**Task requirements**
Everything from the first line down to the line containing "plt.rcParams['font.family'] = ['Liberation" is to be retyped exactly, both ends included, with pictures left out.

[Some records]
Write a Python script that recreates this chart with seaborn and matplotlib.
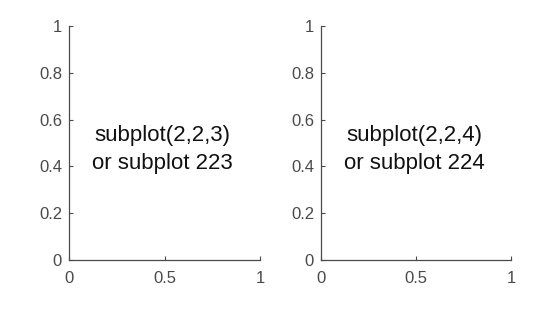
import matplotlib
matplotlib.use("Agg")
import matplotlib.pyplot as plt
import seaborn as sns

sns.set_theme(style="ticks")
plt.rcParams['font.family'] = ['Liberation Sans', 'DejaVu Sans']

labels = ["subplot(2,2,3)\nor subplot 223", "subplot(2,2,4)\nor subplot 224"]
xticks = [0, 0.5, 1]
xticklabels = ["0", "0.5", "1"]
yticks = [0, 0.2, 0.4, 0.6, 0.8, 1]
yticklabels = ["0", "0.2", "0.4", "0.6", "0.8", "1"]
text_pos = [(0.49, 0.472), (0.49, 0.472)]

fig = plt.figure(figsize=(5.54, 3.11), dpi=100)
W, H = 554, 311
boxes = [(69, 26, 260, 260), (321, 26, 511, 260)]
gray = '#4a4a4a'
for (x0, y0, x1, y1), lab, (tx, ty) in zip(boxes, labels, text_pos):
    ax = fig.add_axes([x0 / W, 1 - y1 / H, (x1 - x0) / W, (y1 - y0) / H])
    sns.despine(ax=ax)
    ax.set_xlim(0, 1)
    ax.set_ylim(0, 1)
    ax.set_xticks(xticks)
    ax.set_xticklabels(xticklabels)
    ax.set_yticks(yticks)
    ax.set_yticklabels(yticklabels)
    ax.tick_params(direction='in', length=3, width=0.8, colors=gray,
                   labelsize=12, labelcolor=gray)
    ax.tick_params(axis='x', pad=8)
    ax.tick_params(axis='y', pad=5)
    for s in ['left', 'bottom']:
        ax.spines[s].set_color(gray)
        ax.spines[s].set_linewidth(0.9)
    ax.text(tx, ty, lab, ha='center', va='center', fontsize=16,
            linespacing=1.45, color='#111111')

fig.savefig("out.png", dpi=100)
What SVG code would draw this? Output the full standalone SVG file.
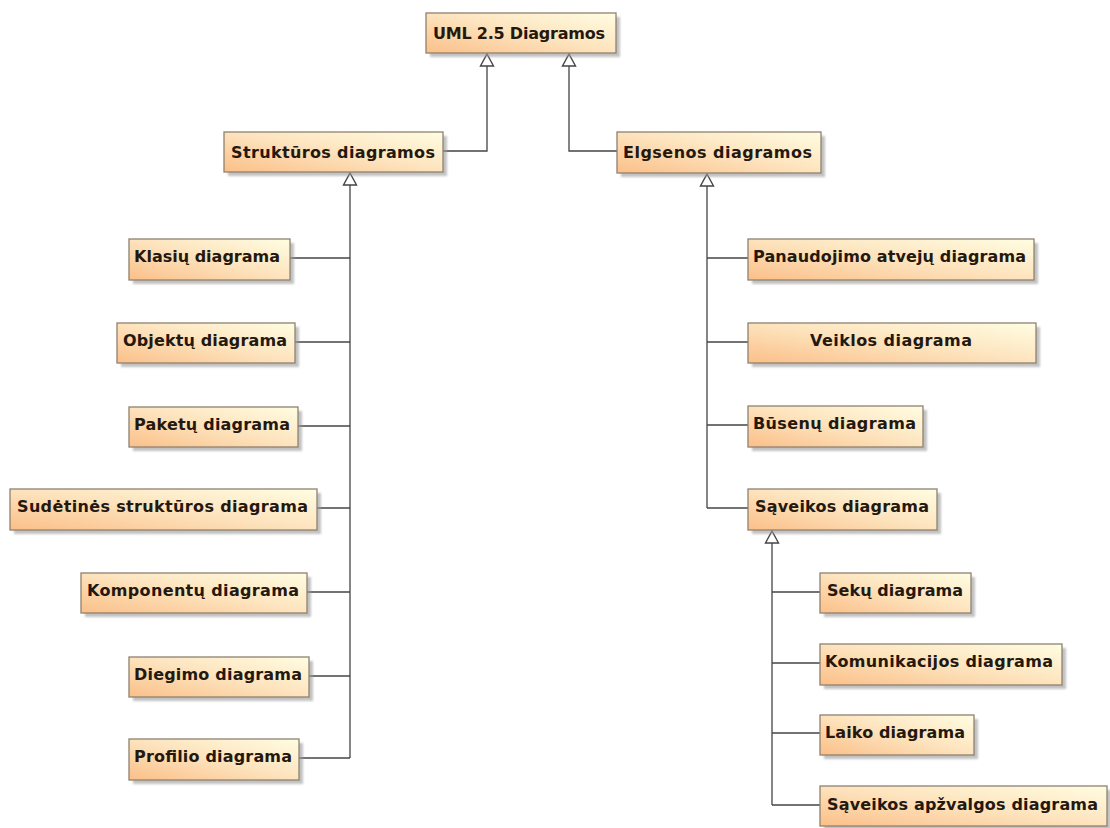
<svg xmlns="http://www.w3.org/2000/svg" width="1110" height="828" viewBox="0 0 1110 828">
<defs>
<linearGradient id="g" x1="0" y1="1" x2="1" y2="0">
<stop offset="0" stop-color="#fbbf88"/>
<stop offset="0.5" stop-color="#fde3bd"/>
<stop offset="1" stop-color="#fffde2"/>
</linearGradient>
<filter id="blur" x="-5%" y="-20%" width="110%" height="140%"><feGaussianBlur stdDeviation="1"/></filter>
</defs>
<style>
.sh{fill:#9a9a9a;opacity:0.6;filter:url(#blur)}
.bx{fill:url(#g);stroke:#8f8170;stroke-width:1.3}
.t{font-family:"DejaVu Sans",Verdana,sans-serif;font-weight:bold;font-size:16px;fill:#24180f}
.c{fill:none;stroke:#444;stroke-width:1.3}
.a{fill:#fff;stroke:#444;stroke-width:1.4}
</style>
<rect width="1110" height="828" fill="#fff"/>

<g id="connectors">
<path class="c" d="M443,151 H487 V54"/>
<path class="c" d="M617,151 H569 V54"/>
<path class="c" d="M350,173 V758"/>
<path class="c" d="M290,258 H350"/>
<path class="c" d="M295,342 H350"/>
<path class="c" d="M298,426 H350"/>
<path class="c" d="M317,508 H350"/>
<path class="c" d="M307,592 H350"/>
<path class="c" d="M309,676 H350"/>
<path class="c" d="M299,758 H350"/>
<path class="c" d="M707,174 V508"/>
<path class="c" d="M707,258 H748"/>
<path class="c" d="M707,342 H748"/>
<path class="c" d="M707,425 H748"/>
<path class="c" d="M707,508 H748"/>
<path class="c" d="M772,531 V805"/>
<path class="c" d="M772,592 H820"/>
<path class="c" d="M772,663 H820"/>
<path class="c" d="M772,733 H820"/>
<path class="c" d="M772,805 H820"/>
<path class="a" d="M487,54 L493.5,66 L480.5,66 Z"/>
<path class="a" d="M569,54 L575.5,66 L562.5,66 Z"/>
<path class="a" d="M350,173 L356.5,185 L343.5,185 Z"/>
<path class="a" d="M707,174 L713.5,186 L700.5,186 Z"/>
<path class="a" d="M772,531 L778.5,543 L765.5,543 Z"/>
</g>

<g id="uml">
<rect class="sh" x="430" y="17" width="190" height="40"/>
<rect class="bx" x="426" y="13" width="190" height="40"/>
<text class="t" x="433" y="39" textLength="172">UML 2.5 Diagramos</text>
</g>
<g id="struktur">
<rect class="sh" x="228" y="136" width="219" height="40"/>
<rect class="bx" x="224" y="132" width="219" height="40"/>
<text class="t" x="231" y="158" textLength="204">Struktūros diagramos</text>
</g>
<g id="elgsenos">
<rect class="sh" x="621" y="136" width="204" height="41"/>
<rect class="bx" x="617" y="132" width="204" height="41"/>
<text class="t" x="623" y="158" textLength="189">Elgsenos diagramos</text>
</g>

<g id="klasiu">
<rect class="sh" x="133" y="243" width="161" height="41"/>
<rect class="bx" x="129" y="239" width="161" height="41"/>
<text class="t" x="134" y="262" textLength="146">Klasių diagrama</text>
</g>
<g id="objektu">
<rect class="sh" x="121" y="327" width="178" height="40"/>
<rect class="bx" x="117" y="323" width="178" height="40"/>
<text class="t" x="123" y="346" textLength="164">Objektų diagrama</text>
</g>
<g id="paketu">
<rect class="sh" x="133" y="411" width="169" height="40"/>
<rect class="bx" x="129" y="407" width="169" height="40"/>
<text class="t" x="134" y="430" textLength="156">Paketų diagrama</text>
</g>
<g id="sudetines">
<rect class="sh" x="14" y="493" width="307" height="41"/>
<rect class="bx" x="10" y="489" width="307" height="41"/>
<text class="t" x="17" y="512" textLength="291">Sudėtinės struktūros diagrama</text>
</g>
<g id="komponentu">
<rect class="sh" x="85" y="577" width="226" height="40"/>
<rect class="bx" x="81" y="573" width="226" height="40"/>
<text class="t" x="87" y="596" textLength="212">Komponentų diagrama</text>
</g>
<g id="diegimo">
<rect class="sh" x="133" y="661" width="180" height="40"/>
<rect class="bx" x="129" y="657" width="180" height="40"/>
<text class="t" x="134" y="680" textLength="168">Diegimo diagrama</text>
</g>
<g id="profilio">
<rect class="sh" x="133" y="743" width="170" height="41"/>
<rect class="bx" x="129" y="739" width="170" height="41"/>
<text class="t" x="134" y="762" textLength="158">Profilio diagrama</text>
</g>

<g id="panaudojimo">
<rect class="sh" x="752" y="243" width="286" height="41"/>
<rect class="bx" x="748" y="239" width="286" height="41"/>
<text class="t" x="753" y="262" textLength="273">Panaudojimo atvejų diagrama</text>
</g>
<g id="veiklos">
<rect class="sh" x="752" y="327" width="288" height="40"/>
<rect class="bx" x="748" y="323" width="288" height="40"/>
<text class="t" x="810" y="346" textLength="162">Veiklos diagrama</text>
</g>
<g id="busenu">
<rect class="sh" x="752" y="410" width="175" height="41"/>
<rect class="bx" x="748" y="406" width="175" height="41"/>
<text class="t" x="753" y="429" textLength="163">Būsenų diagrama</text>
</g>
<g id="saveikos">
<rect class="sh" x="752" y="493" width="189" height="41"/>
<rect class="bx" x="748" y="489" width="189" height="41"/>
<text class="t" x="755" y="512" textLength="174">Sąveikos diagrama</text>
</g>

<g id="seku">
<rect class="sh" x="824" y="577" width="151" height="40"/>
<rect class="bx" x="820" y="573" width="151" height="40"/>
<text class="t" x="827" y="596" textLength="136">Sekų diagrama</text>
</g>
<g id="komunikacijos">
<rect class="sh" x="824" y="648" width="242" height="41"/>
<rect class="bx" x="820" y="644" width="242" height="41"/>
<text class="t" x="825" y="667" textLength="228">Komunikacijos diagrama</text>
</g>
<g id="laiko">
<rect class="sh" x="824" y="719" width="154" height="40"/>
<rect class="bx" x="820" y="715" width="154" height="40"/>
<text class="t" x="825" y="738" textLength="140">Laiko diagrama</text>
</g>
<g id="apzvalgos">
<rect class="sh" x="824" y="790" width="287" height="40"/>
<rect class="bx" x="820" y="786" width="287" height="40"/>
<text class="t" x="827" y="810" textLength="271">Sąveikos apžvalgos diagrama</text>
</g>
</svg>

**Response to this exercise**
Write a Python script that recreates this chart with seaborn and matplotlib.
import matplotlib
matplotlib.use("Agg")
import matplotlib.pyplot as plt
import seaborn as sns

sns.set_theme(style="ticks")
plt.rcParams['font.family'] = ['Liberation Sans', 'DejaVu Sans']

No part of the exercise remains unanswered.